* _Instruction_:
Write out every line of the material as it stands, apart from the pictures.

* _Supplied information_:
========

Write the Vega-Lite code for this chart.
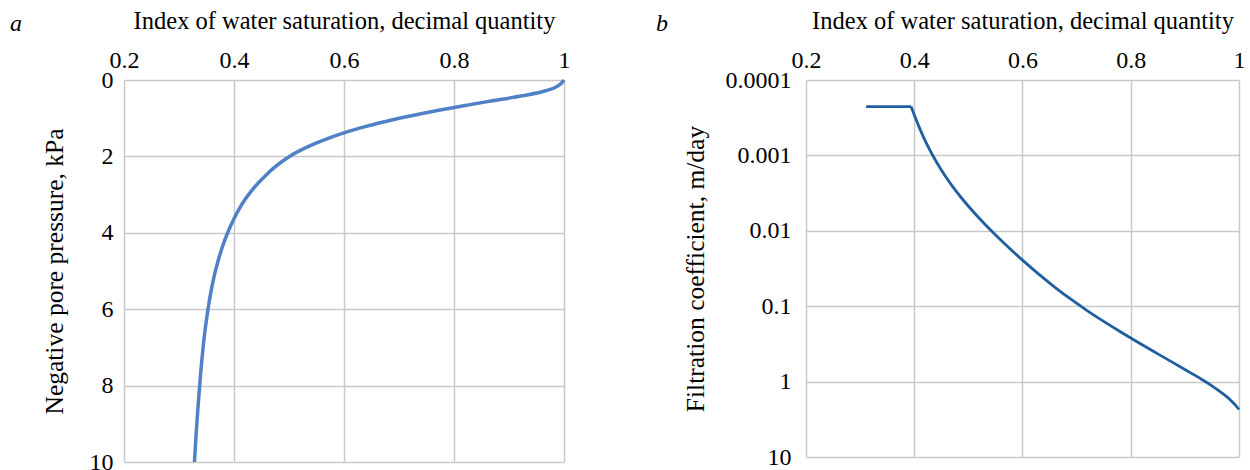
{
  "$schema": "https://vega.github.io/schema/vega-lite/v6.json",
  "background": "white",
  "padding": {"left": 10, "top": 8, "right": 0, "bottom": 0},
  "spacing": 85,
  "config": {
    "font": "Liberation Serif",
    "view": {"stroke": null},
    "axis": {
      "domain": false,
      "ticks": false,
      "grid": true,
      "gridColor": "#c9c9c9",
      "gridWidth": 1.5,
      "labelFont": "Liberation Serif",
      "labelFontSize": 24,
      "labelColor": "#000000",
      "titleFont": "Liberation Serif",
      "titleFontSize": 24.5,
      "titleFontWeight": "normal",
      "titleColor": "#000000"
    },
    "axisX": {"labelFlush": false},
    "axisY": {"titleFontSize": 25.5}
  },
  "hconcat": [
    {
      "width": 440,
      "height": 382,
      "title": {"text": "a", "anchor": "start", "frame": "bounds", "fontStyle": "italic", "fontWeight": "normal", "fontSize": 24, "color": "#000000", "dx": -32, "dy": 32},
      "data": {"values": [
        {"S": 0.3281, "P": 10},
        {"S": 0.331, "P": 9.3},
        {"S": 0.334, "P": 8.67},
        {"S": 0.339, "P": 7.74},
        {"S": 0.345, "P": 6.84},
        {"S": 0.3526, "P": 6.01},
        {"S": 0.3586, "P": 5.5},
        {"S": 0.365, "P": 5.07},
        {"S": 0.371, "P": 4.74},
        {"S": 0.38, "P": 4.32},
        {"S": 0.389, "P": 3.98},
        {"S": 0.4, "P": 3.63},
        {"S": 0.41, "P": 3.36},
        {"S": 0.42, "P": 3.13},
        {"S": 0.43, "P": 2.935},
        {"S": 0.444, "P": 2.697},
        {"S": 0.46, "P": 2.465},
        {"S": 0.474, "P": 2.283},
        {"S": 0.49, "P": 2.107},
        {"S": 0.5045, "P": 1.969},
        {"S": 0.525, "P": 1.811},
        {"S": 0.547, "P": 1.666},
        {"S": 0.575, "P": 1.506},
        {"S": 0.6, "P": 1.383},
        {"S": 0.64, "P": 1.215},
        {"S": 0.687, "P": 1.046},
        {"S": 0.74, "P": 0.882},
        {"S": 0.8, "P": 0.72},
        {"S": 0.863, "P": 0.559},
        {"S": 0.924, "P": 0.413},
        {"S": 0.9665, "P": 0.281},
        {"S": 0.9876, "P": 0.167},
        {"S": 0.9967, "P": 0.062},
        {"S": 1.0, "P": 0}
      ]},
      "mark": {"type": "line", "color": "#5080c6", "strokeWidth": 3.5, "interpolate": "monotone"},
      "encoding": {
        "x": {"field": "S", "type": "quantitative", "scale": {"domain": [0.2, 1], "nice": false, "zero": false},
              "axis": {"orient": "top", "values": [0.2, 0.4, 0.6, 0.8, 1], "format": "~g", "labelPadding": 8, "titlePadding": 15, "title": "Index of water saturation, decimal quantity"}},
        "y": {"field": "P", "type": "quantitative", "scale": {"domain": [0, 10], "reverse": true, "nice": false},
              "axis": {"values": [0, 2, 4, 6, 8, 10], "labelPadding": 11, "titlePadding": 22, "title": "Negative pore pressure, kPa"}}
      }
    },
    {
      "width": 433,
      "height": 377,
      "title": {"text": "b", "anchor": "start", "frame": "bounds", "fontStyle": "italic", "fontWeight": "normal", "fontSize": 24, "color": "#000000", "dx": -27, "dy": 32},
      "data": {"values": [
        {"part": "flat", "S": 0.311, "K": 0.0002254},
        {"part": "flat", "S": 0.394, "K": 0.0002254},
        {"part": "curve", "S": 0.394, "K": 0.0002254},
        {"part": "curve", "S": 0.41, "K": 0.0004375},
        {"part": "curve", "S": 0.421, "K": 0.000656},
        {"part": "curve", "S": 0.433, "K": 0.000966},
        {"part": "curve", "S": 0.45, "K": 0.001563},
        {"part": "curve", "S": 0.47, "K": 0.002535},
        {"part": "curve", "S": 0.49, "K": 0.003873},
        {"part": "curve", "S": 0.515, "K": 0.00621},
        {"part": "curve", "S": 0.541, "K": 0.00973},
        {"part": "curve", "S": 0.57, "K": 0.01552},
        {"part": "curve", "S": 0.6, "K": 0.02449},
        {"part": "curve", "S": 0.63, "K": 0.03758},
        {"part": "curve", "S": 0.66, "K": 0.0561},
        {"part": "curve", "S": 0.69, "K": 0.08147},
        {"part": "curve", "S": 0.72, "K": 0.1151},
        {"part": "curve", "S": 0.75, "K": 0.1592},
        {"part": "curve", "S": 0.78, "K": 0.2163},
        {"part": "curve", "S": 0.81, "K": 0.2911},
        {"part": "curve", "S": 0.85, "K": 0.4285},
        {"part": "curve", "S": 0.9, "K": 0.6918},
        {"part": "curve", "S": 0.93, "K": 0.9247},
        {"part": "curve", "S": 0.95, "K": 1.138},
        {"part": "curve", "S": 0.97, "K": 1.4454},
        {"part": "curve", "S": 0.985, "K": 1.778},
        {"part": "curve", "S": 0.995, "K": 2.113},
        {"part": "curve", "S": 1.0, "K": 2.344}
      ]},
      "encoding": {
        "x": {"field": "S", "type": "quantitative", "scale": {"domain": [0.2, 1], "nice": false, "zero": false},
              "axis": {"orient": "top", "values": [0.2, 0.4, 0.6, 0.8, 1], "format": "~g", "labelPadding": 8, "titlePadding": 15, "title": "Index of water saturation, decimal quantity"}},
        "y": {"field": "K", "type": "quantitative", "scale": {"type": "log", "domain": [0.0001, 10], "reverse": true, "nice": false},
              "axis": {"values": [0.0001, 0.001, 0.01, 0.1, 1, 10], "format": "~g", "labelPadding": 15, "titlePadding": 17, "title": "Filtration coefficient, m/day"}}
      },
      "layer": [
        {
          "transform": [{"filter": "datum.part === 'flat'"}],
          "mark": {"type": "line", "color": "#1f5f9f", "strokeWidth": 2.8}
        },
        {
          "transform": [{"filter": "datum.part === 'curve'"}],
          "mark": {"type": "line", "color": "#1f5f9f", "strokeWidth": 2.8, "interpolate": "monotone"}
        }
      ]
    }
  ]
}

========

* _In response_:
Write the Vega-Lite code for this chart.
{
  "$schema": "https://vega.github.io/schema/vega-lite/v6.json",
  "background": "white",
  "padding": {"left": 10, "top": 8, "right": 0, "bottom": 0},
  "spacing": 85,
  "config": {
    "font": "Liberation Serif",
    "view": {"stroke": null},
    "axis": {
      "domain": false,
      "ticks": false,
      "grid": true,
      "gridColor": "#c9c9c9",
      "gridWidth": 1.5,
      "labelFont": "Liberation Serif",
      "labelFontSize": 24,
      "labelColor": "#000000",
      "titleFont": "Liberation Serif",
      "titleFontSize": 24.5,
      "titleFontWeight": "normal",
      "titleColor": "#000000"
    },
    "axisX": {"labelFlush": false},
    "axisY": {"titleFontSize": 25.5}
  },
  "hconcat": [
    {
      "width": 440,
      "height": 382,
      "title": {"text": "a", "anchor": "start", "frame": "bounds", "fontStyle": "italic", "fontWeight": "normal", "fontSize": 24, "color": "#000000", "dx": -32, "dy": 32},
      "data": {"values": [
        {"S": 0.3281, "P": 10},
        {"S": 0.331, "P": 9.3},
        {"S": 0.334, "P": 8.67},
        {"S": 0.339, "P": 7.74},
        {"S": 0.345, "P": 6.84},
        {"S": 0.3526, "P": 6.01},
        {"S": 0.3586, "P": 5.5},
        {"S": 0.365, "P": 5.07},
        {"S": 0.371, "P": 4.74},
        {"S": 0.38, "P": 4.32},
        {"S": 0.389, "P": 3.98},
        {"S": 0.4, "P": 3.63},
        {"S": 0.41, "P": 3.36},
        {"S": 0.42, "P": 3.13},
        {"S": 0.43, "P": 2.935},
        {"S": 0.444, "P": 2.697},
        {"S": 0.46, "P": 2.465},
        {"S": 0.474, "P": 2.283},
        {"S": 0.49, "P": 2.107},
        {"S": 0.5045, "P": 1.969},
        {"S": 0.525, "P": 1.811},
        {"S": 0.547, "P": 1.666},
        {"S": 0.575, "P": 1.506},
        {"S": 0.6, "P": 1.383},
        {"S": 0.64, "P": 1.215},
        {"S": 0.687, "P": 1.046},
        {"S": 0.74, "P": 0.882},
        {"S": 0.8, "P": 0.72},
        {"S": 0.863, "P": 0.559},
        {"S": 0.924, "P": 0.413},
        {"S": 0.9665, "P": 0.281},
        {"S": 0.9876, "P": 0.167},
        {"S": 0.9967, "P": 0.062},
        {"S": 1.0, "P": 0}
      ]},
      "mark": {"type": "line", "color": "#5080c6", "strokeWidth": 3.5, "interpolate": "monotone"},
      "encoding": {
        "x": {"field": "S", "type": "quantitative", "scale": {"domain": [0.2, 1], "nice": false, "zero": false},
              "axis": {"orient": "top", "values": [0.2, 0.4, 0.6, 0.8, 1], "format": "~g", "labelPadding": 8, "titlePadding": 15, "title": "Index of water saturation, decimal quantity"}},
        "y": {"field": "P", "type": "quantitative", "scale": {"domain": [0, 10], "reverse": true, "nice": false},
              "axis": {"values": [0, 2, 4, 6, 8, 10], "labelPadding": 11, "titlePadding": 22, "title": "Negative pore pressure, kPa"}}
      }
    },
    {
      "width": 433,
      "height": 377,
      "title": {"text": "b", "anchor": "start", "frame": "bounds", "fontStyle": "italic", "fontWeight": "normal", "fontSize": 24, "color": "#000000", "dx": -27, "dy": 32},
      "data": {"values": [
        {"part": "flat", "S": 0.311, "K": 0.0002254},
        {"part": "flat", "S": 0.394, "K": 0.0002254},
        {"part": "curve", "S": 0.394, "K": 0.0002254},
        {"part": "curve", "S": 0.41, "K": 0.0004375},
        {"part": "curve", "S": 0.421, "K": 0.000656},
        {"part": "curve", "S": 0.433, "K": 0.000966},
        {"part": "curve", "S": 0.45, "K": 0.001563},
        {"part": "curve", "S": 0.47, "K": 0.002535},
        {"part": "curve", "S": 0.49, "K": 0.003873},
        {"part": "curve", "S": 0.515, "K": 0.00621},
        {"part": "curve", "S": 0.541, "K": 0.00973},
        {"part": "curve", "S": 0.57, "K": 0.01552},
        {"part": "curve", "S": 0.6, "K": 0.02449},
        {"part": "curve", "S": 0.63, "K": 0.03758},
        {"part": "curve", "S": 0.66, "K": 0.0561},
        {"part": "curve", "S": 0.69, "K": 0.08147},
        {"part": "curve", "S": 0.72, "K": 0.1151},
        {"part": "curve", "S": 0.75, "K": 0.1592},
        {"part": "curve", "S": 0.78, "K": 0.2163},
        {"part": "curve", "S": 0.81, "K": 0.2911},
        {"part": "curve", "S": 0.85, "K": 0.4285},
        {"part": "curve", "S": 0.9, "K": 0.6918},
        {"part": "curve", "S": 0.93, "K": 0.9247},
        {"part": "curve", "S": 0.95, "K": 1.138},
        {"part": "curve", "S": 0.97, "K": 1.4454},
        {"part": "curve", "S": 0.985, "K": 1.778},
        {"part": "curve", "S": 0.995, "K": 2.113},
        {"part": "curve", "S": 1.0, "K": 2.344}
      ]},
      "encoding": {
        "x": {"field": "S", "type": "quantitative", "scale": {"domain": [0.2, 1], "nice": false, "zero": false},
              "axis": {"orient": "top", "values": [0.2, 0.4, 0.6, 0.8, 1], "format": "~g", "labelPadding": 8, "titlePadding": 15, "title": "Index of water saturation, decimal quantity"}},
        "y": {"field": "K", "type": "quantitative", "scale": {"type": "log", "domain": [0.0001, 10], "reverse": true, "nice": false},
              "axis": {"values": [0.0001, 0.001, 0.01, 0.1, 1, 10], "format": "~g", "labelPadding": 15, "titlePadding": 17, "title": "Filtration coefficient, m/day"}}
      },
      "layer": [
        {
          "transform": [{"filter": "datum.part === 'flat'"}],
          "mark": {"type": "line", "color": "#1f5f9f", "strokeWidth": 2.8}
        },
        {
          "transform": [{"filter": "datum.part === 'curve'"}],
          "mark": {"type": "line", "color": "#1f5f9f", "strokeWidth": 2.8, "interpolate": "monotone"}
        }
      ]
    }
  ]
}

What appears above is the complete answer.